Carmen
Almoço na casa da baronesa
Van Aerssen, calle Espartinas, centro de Madri, a dos passos da elegante calle
Goya. Neste endereço prestigioso vou residir por um ano. Ano que marcará o
resto de minha vida.
Tenho 17 anos, estudo no
liceu francês e descubro o mundo. A baronesa é na verdade uma boa e brava sevilhana
que, bonita, casara com um holandês barão e cônsul honorário na Andaluzia dos
anos 30. Em modesto imóvel, o apartamento é bastante confortável, embora simples.

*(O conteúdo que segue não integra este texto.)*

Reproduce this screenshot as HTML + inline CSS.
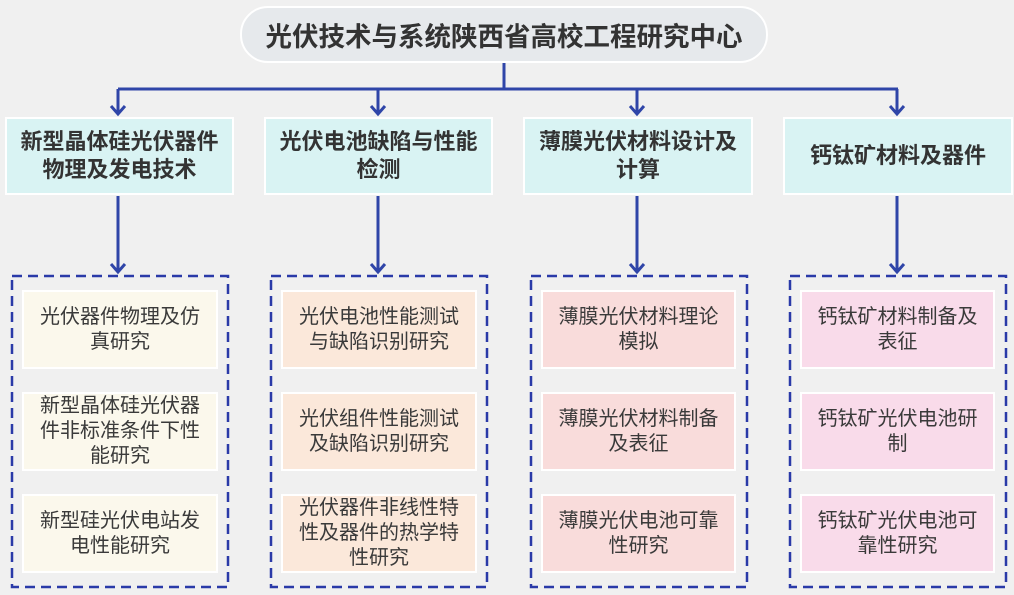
<!DOCTYPE html><html><head><meta charset="utf-8"><style>
body{margin:0;width:1014px;height:595px;background:#f0f0f0;position:relative;overflow:hidden;font-family:"Liberation Sans","Noto Sans CJK SC",sans-serif;}
.a{position:absolute;box-sizing:border-box;display:flex;align-items:center;justify-content:center;text-align:center;white-space:nowrap;}
.t{left:240px;top:6px;width:528px;height:57px;border:2px solid #fff;border-radius:28px;background:#e6e9ec;font-size:26.5px;font-weight:bold;color:#333;}
.h{top:117px;height:78px;border:2px solid #fff;background:#d9f3f3;font-size:22px;font-weight:bold;color:#333;line-height:28px;}
.i{height:79px;border:2px solid #fff;font-size:20px;color:#3a3a3a;line-height:25px;}
</style></head><body>
<svg width="1014" height="595" style="position:absolute;left:0;top:0">
<g stroke="#2f45a8" stroke-width="3" fill="none">
<path d="M504 63V89M118 89H898M118 89V114M378 89V114M637 89V114M897 89V114"/>
<path d="M118 196V272M378 196V272M637 196V272M897 196V272"/>
<path d="M111 106l7 8 7-8M371 106l7 8 7-8M630 106l7 8 7-8M890 106l7 8 7-8"/>
<path d="M111 264l7 8 7-8M371 264l7 8 7-8M630 264l7 8 7-8M890 264l7 8 7-8"/>
</g>
<g stroke="#2a3aa8" stroke-width="2.5" fill="none" stroke-dasharray="10,6">
<rect x="12" y="276" width="216" height="311"/>
<rect x="271" y="276" width="216" height="311"/>
<rect x="531" y="276" width="216" height="311"/>
<rect x="790" y="276" width="216" height="311"/>
</g></svg>
<div class="a t">光伏技术与系统陕西省高校工程研究中心</div>
<div class="a h" style="left:5px;width:229px">新型晶体硅光伏器件<br>物理及发电技术</div>
<div class="a h" style="left:264px;width:229px">光伏电池缺陷与性能<br>检测</div>
<div class="a h" style="left:523px;width:230px">薄膜光伏材料设计及<br>计算</div>
<div class="a h" style="left:783px;width:230px">钙钛矿材料及器件</div>
<div class="a i" style="left:22px;top:290px;width:196px;background:#fbf8ec">光伏器件物理及仿<br>真研究</div>
<div class="a i" style="left:22px;top:392px;width:196px;background:#fbf8ec">新型晶体硅光伏器<br>件非标准条件下性<br>能研究</div>
<div class="a i" style="left:22px;top:494px;width:196px;background:#fbf8ec">新型硅光伏电站发<br>电性能研究</div>
<div class="a i" style="left:281px;top:290px;width:196px;background:#fbe8da">光伏电池性能测试<br>与缺陷识别研究</div>
<div class="a i" style="left:281px;top:392px;width:196px;background:#fbe8da">光伏组件性能测试<br>及缺陷识别研究</div>
<div class="a i" style="left:281px;top:494px;width:196px;background:#fbe8da">光伏器件非线性特<br>性及器件的热学特<br>性研究</div>
<div class="a i" style="left:541px;top:290px;width:195px;background:#f9dcdb">薄膜光伏材料理论<br>模拟</div>
<div class="a i" style="left:541px;top:392px;width:195px;background:#f9dcdb">薄膜光伏材料制备<br>及表征</div>
<div class="a i" style="left:541px;top:494px;width:195px;background:#f9dcdb">薄膜光伏电池可靠<br>性研究</div>
<div class="a i" style="left:800px;top:290px;width:195px;background:#f9dbea">钙钛矿材料制备及<br>表征</div>
<div class="a i" style="left:800px;top:392px;width:195px;background:#f9dbea">钙钛矿光伏电池研<br>制</div>
<div class="a i" style="left:800px;top:494px;width:195px;background:#f9dbea">钙钛矿光伏电池可<br>靠性研究</div>
</body></html>
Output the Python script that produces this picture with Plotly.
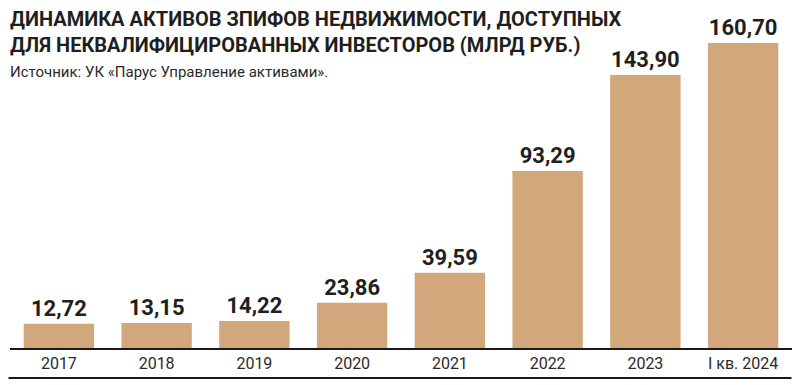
import plotly.graph_objects as go

categories = ["2017", "2018", "2019", "2020", "2021", "2022", "2023", "I кв. 2024"]
values = [12.72, 13.15, 14.22, 23.86, 39.59, 93.29, 143.90, 160.70]
labels = ["12,72", "13,15", "14,22", "23,86", "39,59", "93,29", "143,90", "160,70"]

title_lines = ["ДИНАМИКА АКТИВОВ ЗПИФОВ НЕДВИЖИМОСТИ, ДОСТУПНЫХ",
               "ДЛЯ НЕКВАЛИФИЦИРОВАННЫХ ИНВЕСТОРОВ (МЛРД РУБ.)"]
source = "Источник: УК «Парус Управление активами»."

BAR = "#d2a77b"
INK = "#1f1f1f"

OFF = 8  # page body margin
W, H = 800 - OFF, 385 - OFF
# target pixel geometry in the window
L_PX, R_PX, T_PX, B_PX = 9.5, 792.5, 20, 348
ml, mr, mt, mb = L_PX - OFF, (800 - R_PX), T_PX - OFF, (385 - B_PX)
pw = W - ml - mr
ph = H - mt - mb

def px(x):
    return (x - L_PX) / pw

def py(y):
    return (B_PX - y) / ph

fig = go.Figure(go.Bar(
    x=categories, y=values, text=labels, textposition="outside",
    textfont=dict(family="Roboto", size=22, color=INK, weight="bold"),
    marker=dict(color=BAR, line=dict(width=0)),
    width=0.72, cliponaxis=False, hoverinfo="skip",
))

fig.update_layout(
    width=W, height=H, margin=dict(l=ml, r=mr, t=mt, b=mb, autoexpand=False),
    paper_bgcolor="white", plot_bgcolor="white", showlegend=False,
    xaxis=dict(showline=True, linecolor="#1a1a1a", linewidth=2, ticks="",
               tickfont=dict(family="Roboto", size=16, color="#2a2a2a"),
               range=[-0.5, 7.5], fixedrange=True),
    yaxis=dict(visible=False, range=[0, ph / 1.898], showgrid=False, fixedrange=True),
)

fig.add_shape(type="line", xref="paper", yref="paper",
              x0=px(8), x1=px(792), y0=py(378), y1=py(378),
              line=dict(color="#1a1a1a", width=2))

fig.add_annotation(xref="paper", yref="paper", x=px(7), y=py(5), xanchor="left", yanchor="top",
                   text=title_lines[0] + "<br>" + title_lines[1], showarrow=False, align="left",
                   font=dict(family="Roboto", size=20, color=INK, weight="bold"))
fig.add_annotation(xref="paper", yref="paper", x=px(7), y=py(61), xanchor="left", yanchor="top",
                   text=source, showarrow=False, align="left",
                   font=dict(family="Roboto", size=15, color="#2a2a2a"))

fig.write_html("out.html")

Os filhos, Glória e Alberto,
estão mergulhados em arte e dança flamenca. Com freqüência senta a nossa mesa
todo tipo de artistas. Pintores, restauradores, cantores, músicos. E todos os
ciganos e ciganas de todas as companhias de dança clássica espanhola da capital
e arredores.
Como a guerra civil acabou há
poucos anos, economia muita. A comida é espartana, mas as conversas vão
contribuir a formar a cultura deste adolescente desajeitado que abre mais os
olhos e os ouvidos que a boca.
No meio do aguado “cosido”, a
bailarina se levanta da cadeira, queixo altivo e cabeleira farta severamente
presa, toma pose e, erguendo o braço, declara “É assim que se coloca o cotovelo!
”. Na hora da cevada – café é luxo impensável – surgem as castanholas. Glória e
outra cigana se enrolam em uma sevillana nervosa, ritmada de ruidosas palmadas.

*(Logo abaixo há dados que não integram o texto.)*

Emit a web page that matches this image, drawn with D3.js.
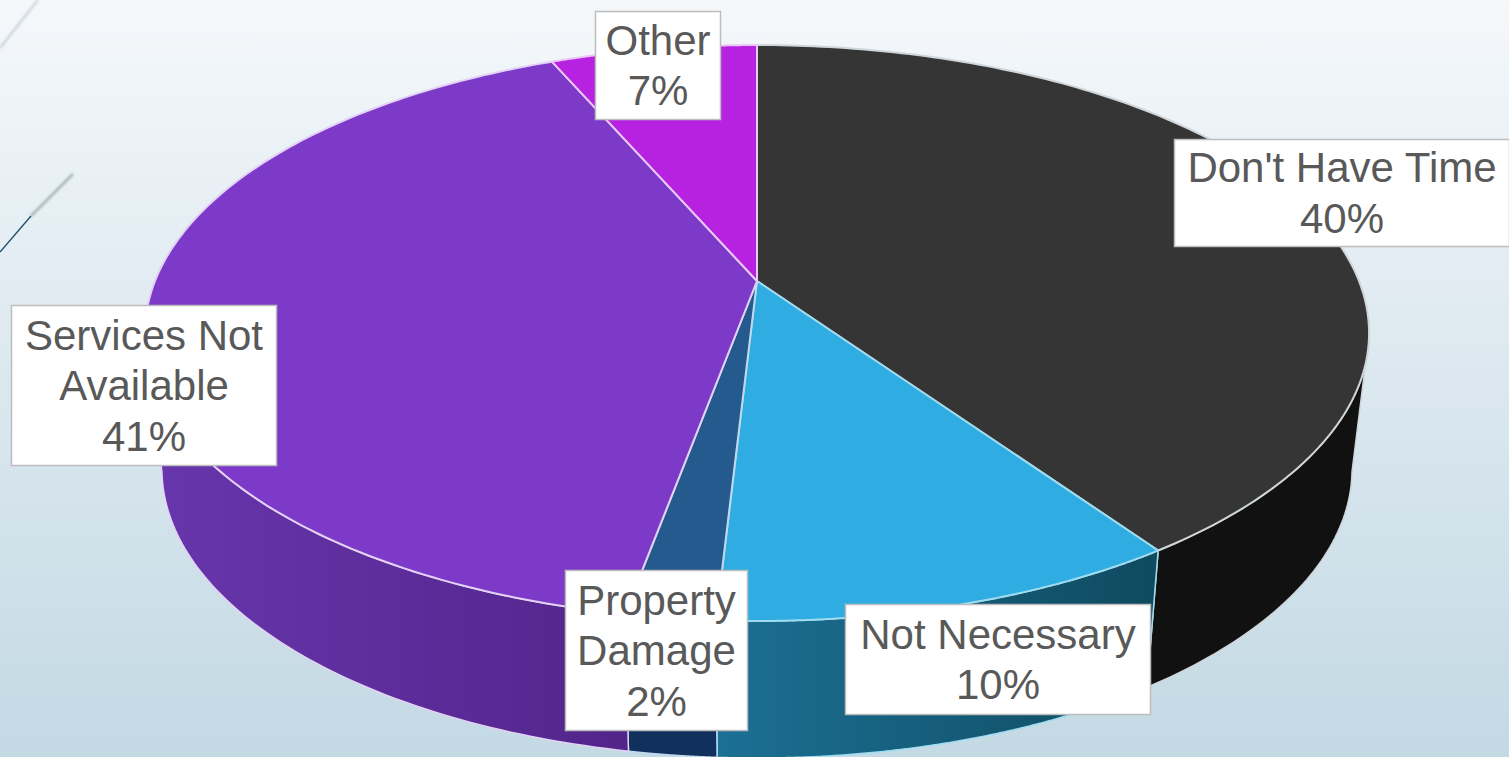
<!DOCTYPE html>
<html><head><meta charset="utf-8">
<style>html,body{margin:0;padding:0;overflow:hidden}svg{display:block}
text{font-family:"Liberation Sans";font-size:42px;fill:#595959;text-anchor:middle}</style>
<script src="https://cdnjs.cloudflare.com/ajax/libs/d3/7.8.5/d3.min.js"></script>
</head><body><svg id="c" width="1509" height="757"></svg>
<script>
const categories=["Don't Have Time","Not Necessary","Property Damage","Services Not Available","Other"];
const values=[40.4,10.49,2.0,40.61,6.5];
const topColors=["#353535","#2fade3","#255a8f","#7d3ac8","#b722e0"];
const wallFrom=["#111111","#1c7095","#12305e","#6836ad","#8a1aa8"];
const wallTo=["#111111","#0f4a5f","#12305e","#52258a","#8a1aa8"];
const rimColors=["#cfd6da","#9fdcf0","#c0d8ee","#e3d2f5","#e9c9f5"];
const labelLines=[["Don't Have Time","40%"],["Not Necessary","10%"],["Property","Damage","2%"],["Services Not","Available","41%"],["Other","7%"]];
const labelBoxes=[[1174,139,335,107],[845,604,305,110],[565,570,182,160],[11,305,265,160],[595,11,125,108]];

const svg=d3.select("#c");
const defs=svg.append("defs");
const bg=defs.append("linearGradient").attr("id","bg").attr("x1",0).attr("y1",0).attr("x2",0).attr("y2",1);
[[0,"#f5f8fb"],[.37,"#e2ecf2"],[1,"#c3d9e4"]].forEach(s=>bg.append("stop").attr("offset",s[0]).attr("stop-color",s[1]));
svg.append("rect").attr("width",1509).attr("height",757).attr("fill","url(#bg)");
defs.append("filter").attr("id","soft").append("feGaussianBlur").attr("stdDeviation",1);
svg.append("path").attr("d","M0 48 L38 0").attr("stroke","#cdd5da").attr("fill","none").attr("stroke-width",2.5).attr("filter","url(#soft)");
svg.append("path").attr("d","M31 216 L73 174").attr("stroke","#a9b2b8").attr("fill","none").attr("stroke-width",2.5).attr("filter","url(#soft)");
svg.append("path").attr("d","M0 252 L31 216").attr("stroke","#1f5372").attr("fill","none").attr("stroke-width",1.4);

// perspective of the pie: apex and rim are related by a projective map
const apex={x:757,y:281}, topE={x:757,y:333,rx:612,ry:288}, botE={x:757,y:469,rx:595,ry:289};
const c=0.1806,k=278.6,d0=602;
const rimTop=a=>{const u=Math.sin(a),v=Math.cos(a),w=1+c*v;return [apex.x+d0*u/w,apex.y-k*v/w];};
const norm=p=>[(p[0]-topE.x)/topE.rx,(p[1]-topE.y)/topE.ry];
const rimBot=a=>{const n=norm(rimTop(a));return [botE.x+botE.rx*n[0],botE.y+botE.ry*n[1]];};

const pie=d3.pie().sort(null).value(d=>d)(values);
const line=d3.line();
const N=160;
// walls
pie.forEach((d,i)=>{
  const as=d3.range(N+1).map(j=>d.startAngle+(d.endAngle-d.startAngle)*j/N).filter(a=>norm(rimTop(a))[1]>=0);
  if(as.length<2) return;
  const tp=as.map(rimTop), bp=as.map(rimBot).reverse();
  const xs=tp.concat(bp).map(p=>p[0]);
  const g=defs.append("linearGradient").attr("id","w"+i).attr("gradientUnits","userSpaceOnUse")
    .attr("x1",d3.min(xs)).attr("x2",d3.max(xs)).attr("y1",0).attr("y2",0);
  g.append("stop").attr("offset",0).attr("stop-color",wallFrom[i]);
  g.append("stop").attr("offset",1).attr("stop-color",wallTo[i]);
  svg.append("path").attr("d",line(tp.concat(bp))+"Z").attr("fill",`url(#w${i})`)
    .attr("stroke",rimColors[i]).attr("stroke-width",1.5).attr("stroke-linejoin","round");
});
// top face
pie.forEach((d,i)=>{
  const pts=[[apex.x,apex.y]].concat(d3.range(N+1).map(j=>rimTop(d.startAngle+(d.endAngle-d.startAngle)*j/N)));
  svg.append("path").attr("d",line(pts)+"Z").attr("fill",topColors[i])
    .attr("stroke",rimColors[i]).attr("stroke-width",2).attr("stroke-linejoin","round");
});
// labels
labelLines.forEach((lines,i)=>{
  const [x,y,w,h]=labelBoxes[i];
  svg.append("rect").attr("x",x+.5).attr("y",y+.5).attr("width",w).attr("height",h)
    .attr("fill","#fff").attr("stroke","#bdbdbd").attr("stroke-width",1.5);
  const lh=50.5,total=lh*lines.length;
  lines.forEach((t,j)=>{
    svg.append("text").attr("x",x+w/2+.5).attr("y",y+h/2-total/2+lh*j+lh/2+15).text(t);
  });
});
</script></body></html>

Isto é em pleno meio de semana.
.... Durante mais de
meio-século fui espectador entusiasta de flamenco e balé clássico espanhol. Vi
evoluir nos tablados e palcos do mundo ou nas cuevas de Granada, Carmen Amaya,
Antônio y Rosário, Pilar Lopez, La
Faraona , Antônio Gadés e muitos outros cujos nomes agora me
escapam. Sem me considerar grande conhecedor, aceito ser etiquetado de amador familiarizado.
Tudo este preâmbulo para
falar da montagem de “Carmen”, pela companhia Antônio Gadés, momento mais alto
da temporada 2007 no TCA em matéria de dança. Sem efeitos especiais, Dolby
sound ou luz negra. Dança pura.
“Carmen” segue a tradicional
teatralidade do balé romântico que se desenrola a partir de uma narrativa, tal
como o conhecemos desde o século XIX, tipo Lago dos Cisnes ou Gisela. Existe
cronologia, trama e até gestual mimética evidenciando o amor, o ódio, a
rivalidade, o desespero, a arrogância, o ciúme.
Entram agora os componentes
do flamenco. Cantado, é impossível não lembrar a cultura árabe, a chamada do
muezzin nas noites de Fez ou de Amman. Dançado, o corpo se cinde em duas partes,
que se completam, mas também sabem se opor. As pernas marcam o ritmo com seu
“taconeado” e parecem falar, murmurar ou provocar, enquanto os braços
concretizam a espiritualidade do bailarino, com todas suas angústias e seus
desejos.
No caso especifico desta
montagem, verdadeira obra-prima do gênero, a quadrilogia Bizet-Gadés-Carlos e
Antônio Saura surpreende por um rigor beirando o Nô japonês e também pela
contemporaneidade na inovadora leitura feminista de Carmen e o cromatismo a la Caravaggio escolhido
pelo consagrado artista plástico Antonio Saura, irmão do cineasta. Enfim as
ousadias sonoras que misturam á obra de Bizet, Garcia Lorca, Regina Resnik, Mario
del Mônaco e canto hondo.
Particularmente impressionante
é a recuperação da ária “Toreador, prends garde á toi” de difícil adequação,
pelo seu tom de arcaico triunfalismo. A solução encontrada foi uma parodia
goyesca e bem humorada de tourada, momento de leveza e deboche antes do sombrio
drama final.
Não faltou, como em todo balé
clássico, o virtuosismo dos pas-de-deux e pas-de-quatre, um corpo de balé
impecável e solistas soberbos. Mas o que tem de absolutamente único nesta
expressão balética é o fato de ela evoluir sem jamais perder nem sua essência,
nem seu vocabulário, sua espontaneidade ou vigor. Não sei de outra cultura
ocidental que tenha mantido sua tradição coreográfica, de origem popular e,
enobrecendo-a, evitado as armadilhas do folclore “para inglês ver”.
O escritor Prosper Mérimée e
o compositor Georges Bizet, ambos franceses e cartesianos, devem estar
encantados, sentados lá nas suas nuvenzinhas, assistindo a perenidade de sua
obra agora totalmente assimilada pelo espírito intempestivo e passional dos
vizinhos hispânicos.
Milagre da Arte...
Dimitri Ganzelevitch Salvador, 8 de Novembro de 2007.